◆ **WRITTEN REQUEST**: Skip the pictures and quote all of the lines exactly.

◆ **COLLECTED DATA**:
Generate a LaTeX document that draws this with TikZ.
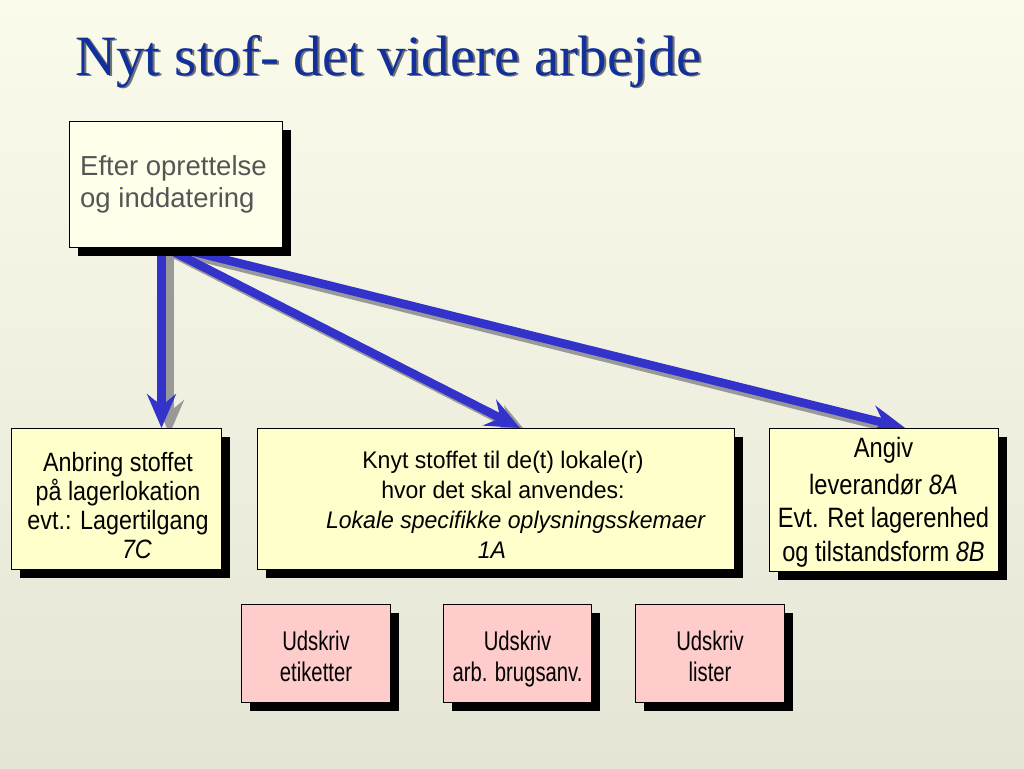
\documentclass[tikz,border=0pt]{standalone}
\usepackage{fontspec}
\setmainfont{Liberation Sans}
\newfontfamily\titlefont{Liberation Serif}
\newfontfamily\condA[FakeStretch=0.88]{Liberation Sans}
\newfontfamily\condB[FakeStretch=0.96]{Liberation Sans}
\newfontfamily\condC[FakeStretch=0.845]{Liberation Sans}
\newfontfamily\condD[FakeStretch=0.75]{Liberation Sans}
\usetikzlibrary{arrows.meta,patterns,shadows,calc}
\pgfdeclarelayer{backdrop}
\pgfdeclarelayer{arrowlayer}
\pgfsetlayers{backdrop,arrowlayer,main}
\definecolor{bgtop}{HTML}{FBFBEB}
\definecolor{bgbot}{HTML}{E5E5D5}
\definecolor{titleblue}{HTML}{12309A}
\definecolor{arrowblue}{HTML}{3333CC}
\definecolor{arrowgray}{HTML}{999999}
\definecolor{boxyellow}{HTML}{FFFFCC}
\definecolor{boxpink}{HTML}{FFCCCC}
\definecolor{topfill}{HTML}{FFFFE2}
\definecolor{toptext}{HTML}{555555}
\tikzset{
  boxbase/.style={draw=black, line width=1pt, rectangle, inner sep=0pt, anchor=north west,
    drop shadow={shadow xshift=8pt, shadow yshift=-8pt, opacity=1, fill=black}},
  yellowbox/.style={boxbase, fill=boxyellow},
  pinkbox/.style={boxbase, fill=boxpink},
  topbox/.style={boxbase, preaction={fill=topfill}, pattern=north east lines, pattern color=white},
  txt/.style={inner sep=0pt, anchor=north, align=center},
  flowarrow/.style={line width=8.5pt, draw=arrowblue, -{Stealth[length=34pt,width=29pt,inset=12pt,fill=arrowblue]}},
  flowshadow/.style={line width=8.5pt, draw=arrowgray, -{Stealth[length=34pt,width=29pt,inset=12pt,fill=arrowgray]},
    transform canvas={xshift=8pt, yshift=-6pt}}
}
\begin{document}
\begin{tikzpicture}[x=1pt,y=-1pt]
\begin{pgfonlayer}{backdrop}
\path[top color=bgtop, bottom color=bgbot] (0,0) rectangle (1024,768);
\end{pgfonlayer}
\useasboundingbox (0,0) rectangle (1024,768);

% title
\node[anchor=base west, inner sep=0pt, text=black!55, font=\titlefont\fontsize{57}{60}\selectfont] (titleshadow) at (77,77) {Nyt stof- det videre arbejde};
\node[anchor=base west, inner sep=0pt, text=titleblue, font=\titlefont\fontsize{57}{60}\selectfont] (title) at (75,75) {Nyt stof- det videre arbejde};

\coordinate (s1) at (161.5,246);
\coordinate (s2) at (166,248);
\coordinate (s3) at (170,246);

% top box
\node[topbox, minimum width=213pt, minimum height=126pt] (top) at (69,121) {};
\node[inner sep=0pt, anchor=north west, align=left, text=toptext,
  font=\fontsize{27.5}{32}\selectfont] (toptxt) at (80,155) {Efter oprettelse\\og inddatering};

% yellow boxes
\node[yellowbox, minimum width=210pt, minimum height=141pt] (b1) at (11,428) {};
\node[yellowbox, minimum width=477pt, minimum height=141pt] (b2) at (257,428) {};
\node[yellowbox, minimum width=229pt, minimum height=143pt] (b3) at (769,428) {};

% arrows (behind the boxes)
\coordinate (t1) at (s1 |- b1.north);
\coordinate (t2) at ($(b2.north)+(24,0)$);
\coordinate (t3) at ($(b3.north)+(21,0)$);
\begin{pgfonlayer}{arrowlayer}
\draw[flowshadow] (s3) -- (t3);
\draw[flowshadow] (s2) -- (t2);
\draw[flowshadow] (s1) -- (t1);
\draw[flowarrow] (s3) -- (t3);
\draw[flowarrow] (s2) -- (t2);
\draw[flowarrow] (s1) -- (t1);
\end{pgfonlayer}

% texts of the yellow boxes
\node[txt, font=\condA\fontsize{26.5}{29}\selectfont] (b1txt) at (118,452)
  {Anbring stoffet\\på lagerlokation\\evt.: Lagertilgang\\\hspace*{38pt}\textit{7C}};
\node[txt, font=\condB\fontsize{24}{30}\selectfont] (b2txt) at (503,450.5)
  {Knyt stoffet til de(t) lokale(r)\\hvor det skal anvendes:\\\hspace*{26pt}\textit{Lokale specifikke oplysningsskemaer}\\\hspace*{-22pt}\textit{1A}};
\node[txt, font=\condC\fontsize{28}{33.5}\selectfont] (b3txt) at (883.5,437.5)
  {Angiv\\[3pt]leverandør \textit{8A}\\Evt. Ret lagerenhed\\og tilstandsform \textit{8B}};

% pink boxes
\node[pinkbox, minimum width=149pt, minimum height=98pt] (p1) at (241,604) {};
\node[pinkbox, minimum width=148pt, minimum height=98pt] (p2) at (443,604) {};
\node[pinkbox, minimum width=149pt, minimum height=98pt] (p3) at (635,604) {};
\node[txt, font=\condD\fontsize{27}{31}\selectfont] (p1txt) at (p1.center |- 0,630.5) {Udskriv\\etiketter};
\node[txt, font=\condD\fontsize{27}{31}\selectfont] (p2txt) at (p2.center |- 0,630.5) {Udskriv\\arb. brugsanv.};
\node[txt, font=\condD\fontsize{27}{31}\selectfont] (p3txt) at (p3.center |- 0,630.5) {Udskriv\\lister};
\end{tikzpicture}
\end{document}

◆ **IN RESPONSE**:
Generate a LaTeX document that draws this with TikZ.
\documentclass[tikz,border=0pt]{standalone}
\usepackage{fontspec}
\setmainfont{Liberation Sans}
\newfontfamily\titlefont{Liberation Serif}
\newfontfamily\condA[FakeStretch=0.88]{Liberation Sans}
\newfontfamily\condB[FakeStretch=0.96]{Liberation Sans}
\newfontfamily\condC[FakeStretch=0.845]{Liberation Sans}
\newfontfamily\condD[FakeStretch=0.75]{Liberation Sans}
\usetikzlibrary{arrows.meta,patterns,shadows,calc}
\pgfdeclarelayer{backdrop}
\pgfdeclarelayer{arrowlayer}
\pgfsetlayers{backdrop,arrowlayer,main}
\definecolor{bgtop}{HTML}{FBFBEB}
\definecolor{bgbot}{HTML}{E5E5D5}
\definecolor{titleblue}{HTML}{12309A}
\definecolor{arrowblue}{HTML}{3333CC}
\definecolor{arrowgray}{HTML}{999999}
\definecolor{boxyellow}{HTML}{FFFFCC}
\definecolor{boxpink}{HTML}{FFCCCC}
\definecolor{topfill}{HTML}{FFFFE2}
\definecolor{toptext}{HTML}{555555}
\tikzset{
  boxbase/.style={draw=black, line width=1pt, rectangle, inner sep=0pt, anchor=north west,
    drop shadow={shadow xshift=8pt, shadow yshift=-8pt, opacity=1, fill=black}},
  yellowbox/.style={boxbase, fill=boxyellow},
  pinkbox/.style={boxbase, fill=boxpink},
  topbox/.style={boxbase, preaction={fill=topfill}, pattern=north east lines, pattern color=white},
  txt/.style={inner sep=0pt, anchor=north, align=center},
  flowarrow/.style={line width=8.5pt, draw=arrowblue, -{Stealth[length=34pt,width=29pt,inset=12pt,fill=arrowblue]}},
  flowshadow/.style={line width=8.5pt, draw=arrowgray, -{Stealth[length=34pt,width=29pt,inset=12pt,fill=arrowgray]},
    transform canvas={xshift=8pt, yshift=-6pt}}
}
\begin{document}
\begin{tikzpicture}[x=1pt,y=-1pt]
\begin{pgfonlayer}{backdrop}
\path[top color=bgtop, bottom color=bgbot] (0,0) rectangle (1024,768);
\end{pgfonlayer}
\useasboundingbox (0,0) rectangle (1024,768);

% title
\node[anchor=base west, inner sep=0pt, text=black!55, font=\titlefont\fontsize{57}{60}\selectfont] (titleshadow) at (77,77) {Nyt stof- det videre arbejde};
\node[anchor=base west, inner sep=0pt, text=titleblue, font=\titlefont\fontsize{57}{60}\selectfont] (title) at (75,75) {Nyt stof- det videre arbejde};

\coordinate (s1) at (161.5,246);
\coordinate (s2) at (166,248);
\coordinate (s3) at (170,246);

% top box
\node[topbox, minimum width=213pt, minimum height=126pt] (top) at (69,121) {};
\node[inner sep=0pt, anchor=north west, align=left, text=toptext,
  font=\fontsize{27.5}{32}\selectfont] (toptxt) at (80,155) {Efter oprettelse\\og inddatering};

% yellow boxes
\node[yellowbox, minimum width=210pt, minimum height=141pt] (b1) at (11,428) {};
\node[yellowbox, minimum width=477pt, minimum height=141pt] (b2) at (257,428) {};
\node[yellowbox, minimum width=229pt, minimum height=143pt] (b3) at (769,428) {};

% arrows (behind the boxes)
\coordinate (t1) at (s1 |- b1.north);
\coordinate (t2) at ($(b2.north)+(24,0)$);
\coordinate (t3) at ($(b3.north)+(21,0)$);
\begin{pgfonlayer}{arrowlayer}
\draw[flowshadow] (s3) -- (t3);
\draw[flowshadow] (s2) -- (t2);
\draw[flowshadow] (s1) -- (t1);
\draw[flowarrow] (s3) -- (t3);
\draw[flowarrow] (s2) -- (t2);
\draw[flowarrow] (s1) -- (t1);
\end{pgfonlayer}

% texts of the yellow boxes
\node[txt, font=\condA\fontsize{26.5}{29}\selectfont] (b1txt) at (118,452)
  {Anbring stoffet\\på lagerlokation\\evt.: Lagertilgang\\\hspace*{38pt}\textit{7C}};
\node[txt, font=\condB\fontsize{24}{30}\selectfont] (b2txt) at (503,450.5)
  {Knyt stoffet til de(t) lokale(r)\\hvor det skal anvendes:\\\hspace*{26pt}\textit{Lokale specifikke oplysningsskemaer}\\\hspace*{-22pt}\textit{1A}};
\node[txt, font=\condC\fontsize{28}{33.5}\selectfont] (b3txt) at (883.5,437.5)
  {Angiv\\[3pt]leverandør \textit{8A}\\Evt. Ret lagerenhed\\og tilstandsform \textit{8B}};

% pink boxes
\node[pinkbox, minimum width=149pt, minimum height=98pt] (p1) at (241,604) {};
\node[pinkbox, minimum width=148pt, minimum height=98pt] (p2) at (443,604) {};
\node[pinkbox, minimum width=149pt, minimum height=98pt] (p3) at (635,604) {};
\node[txt, font=\condD\fontsize{27}{31}\selectfont] (p1txt) at (p1.center |- 0,630.5) {Udskriv\\etiketter};
\node[txt, font=\condD\fontsize{27}{31}\selectfont] (p2txt) at (p2.center |- 0,630.5) {Udskriv\\arb. brugsanv.};
\node[txt, font=\condD\fontsize{27}{31}\selectfont] (p3txt) at (p3.center |- 0,630.5) {Udskriv\\lister};
\end{tikzpicture}
\end{document}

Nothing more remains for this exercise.